2008 will certainly be the annus horibilis for Qantas. Multiple problems and questions over their maintenance program and safety standards surfaced through a series of technical problems - mid-air and ground that gave them a bad name. Certainly customers' loyalty is in tatters. The fleet is aging (compared to SQ and Emirates) and vigilance and high alert must be invested besides more and better equipment to keep it fleetshape. Fleet replacement may take 3-4 years and if none of the above is done delays and declining customers' loyalty will be the order of the day.

My other blog on Qantas list of problems.

Long-term Strategies Matter
How did SQ end up with such a young fleet? Why was it the first to take delivery of the Airbus A380? It is a well-known fact that it makes capital investments even during the downturn cycle when others play safe. Their outlook in investments has always been based on a long-term strategy. Marketing and expresso are investments not expenses.

Service Matters
With a young fleet SQ can afford to focus on providing customers with a touch of glamour in the front end and value-added services in economy class. The 10% at the front end is the cash cow. It provides 60% of its revenue. The economy class provides the public opinion. It receives 34 compliments per complaint for every 10,000 passengers.

It's an emotional experience and an exciting life-style flying SQ. It is also no coincidence that they are serving expresso when other airlines is going in the opposite direction charging for meals and reducing baggage allocations. They have more cabin crew in the aircraft than other airlines in similiar planes.

It is not that I fly SQ all the time. I wish I could. Personally, having flew Indonesia's SriWijaya (fleet age at 25 years) and Wings (24 years) as well as Bangladesh's GMG (14.4 years) at least 10X, I have a dubious reputation of taking risks. That is part of being Malaysian.

But I have a former colleague who refuses to fly other airlines except SQ. Queried, he said his mother told him that other airlines are not safe. The problem is he is in the 50's. You guess it, he is Singaporean. SQ is their only global brand and they are proud of it!!

As for me I am still waiting (besides Petronas) for a Malaysia's global brand to take-off.

6 comments:

Life for Beginners said...

I think AirAsia is doing pretty well as a regional brand... Maybe internationally recognised soon, if not an altogether international brand. Service-wise though... :P

Tummythoz said...

Airlines your hobby, job or study?

worldwindows said...

LfB... waiting for them to take-off globally. Since 7 years ago and after buying it from DRB-Hicom at RM1 and assuming RM20mil of the company's debts, it has come a long way. Today it has a market capitalisation of USD850mil.

TT... hobby, used to fly alot, 50+ flights a year. Since I cut down on travel this year I have time to take a close look at them.

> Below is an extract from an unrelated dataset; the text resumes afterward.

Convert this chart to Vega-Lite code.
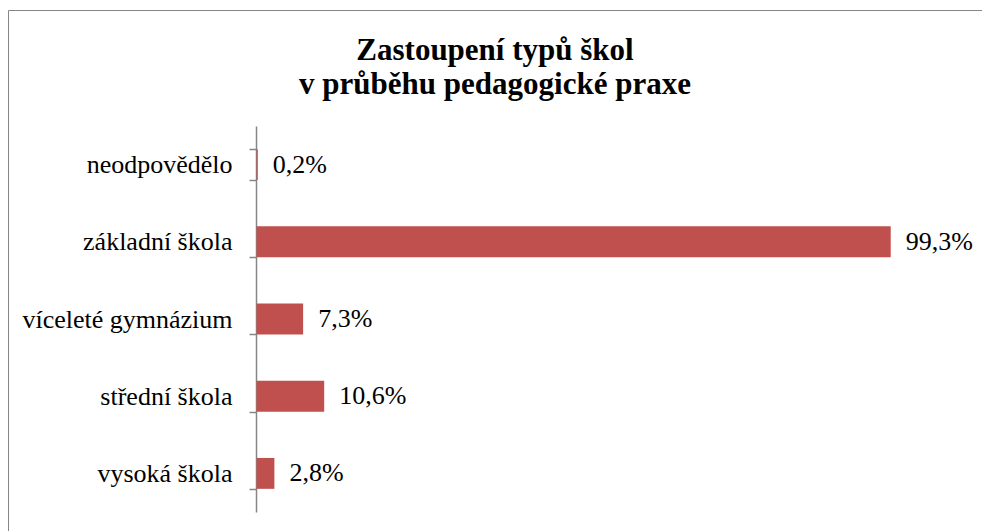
{
  "$schema": "https://vega.github.io/schema/vega-lite/v6.json",
  "autosize": "none",
  "padding": {"left": 8, "top": 10, "right": 0, "bottom": 0},
  "width": 974,
  "height": 530,
  "background": "white",
  "title": {
    "text": ["Zastoupení typů škol", "v průběhu pedagogické praxe"],
    "font": "Liberation Serif, Times New Roman, DejaVu Serif, serif",
    "fontSize": 31,
    "fontWeight": "bold",
    "color": "black",
    "lineHeight": 34,
    "anchor": "middle",
    "frame": "group",
    "baseline": "alphabetic",
    "offset": 0,
    "dy": 128
  },
  "data": {
    "values": [
      {"kategorie": "neodpovědělo", "podil": 0.2, "popisek": "0,2%"},
      {"kategorie": "základní škola", "podil": 99.3, "popisek": "99,3%"},
      {"kategorie": "víceleté gymnázium", "podil": 7.3, "popisek": "7,3%"},
      {"kategorie": "střední škola", "podil": 10.6, "popisek": "10,6%"},
      {"kategorie": "vysoká škola", "podil": 2.8, "popisek": "2,8%"}
    ]
  },
  "encoding": {
    "y": {
      "field": "kategorie",
      "type": "nominal",
      "sort": null,
      "scale": {"range": [116, 502], "paddingInner": 0.6, "paddingOuter": 0.3},
      "axis": {
        "title": null,
        "offset": -248,
        "domainColor": "#868686",
        "domainWidth": 1.5,
        "tickColor": "#868686",
        "tickWidth": 1.5,
        "tickSize": 7,
        "tickBand": "extent",
        "labelFont": "Liberation Serif, Times New Roman, DejaVu Serif, serif",
        "labelFontSize": 26,
        "labelColor": "black",
        "labelPadding": 17,
        "labelLimit": 400,
        "grid": false
      }
    },
    "x": {
      "field": "podil",
      "type": "quantitative",
      "scale": {"domain": [0, 100], "range": [248.5, 887.2], "nice": false},
      "axis": null
    }
  },
  "layer": [
    {"mark": {"type": "bar", "color": "#C0504D"}},
    {
      "mark": {"type": "text", "align": "left", "baseline": "middle", "dx": 15, "font": "Liberation Serif, Times New Roman, DejaVu Serif, serif", "fontSize": 26, "color": "black"},
      "encoding": {"text": {"field": "popisek"}}
    }
  ],
  "config": {
    "view": {"stroke": "#868686", "strokeWidth": 1}
  }
}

December 23, 2008 10:14 AM

550ml jar of faith said...

There's no doubt SQ is THE way to fly, given a choice. I have faith in Air Asia though, even if the current LCCT arrangement is a royal pain in the arse. Not entirely sure as to how justified the new Sime Darby LCCT is though, despite the grievances of the Sepang one. Thoughts?

worldwindows said...

On the big picture (nation's economy) the Sime Darby's Labu one looks good. The airport seems to be nearer to KL that KLIA! If the fast rail service materializes, connecting KLIA and LAbu it will be excellent.

This is big business. MAB has recoup all their investment in the LCCT. They are expanding it now and will double the space early next year to 60,000 sq m.

It is good to have a few airports. London has a few airports. So have the major cities in US. BKK is using the old and the new. Subang is renovating.

Those who want seamless travel will have to pay more. In times to come some LCC will have seamless connections for those on transit like regular airports. Adamair used to do it in their hubs in Indonesia. Cebu Pacific also does it if I recalled. Too bad AirAsia has not done it yet.

Little Inbox said...

Hello, wishing you and your family Merry Christmas & Happy New Year!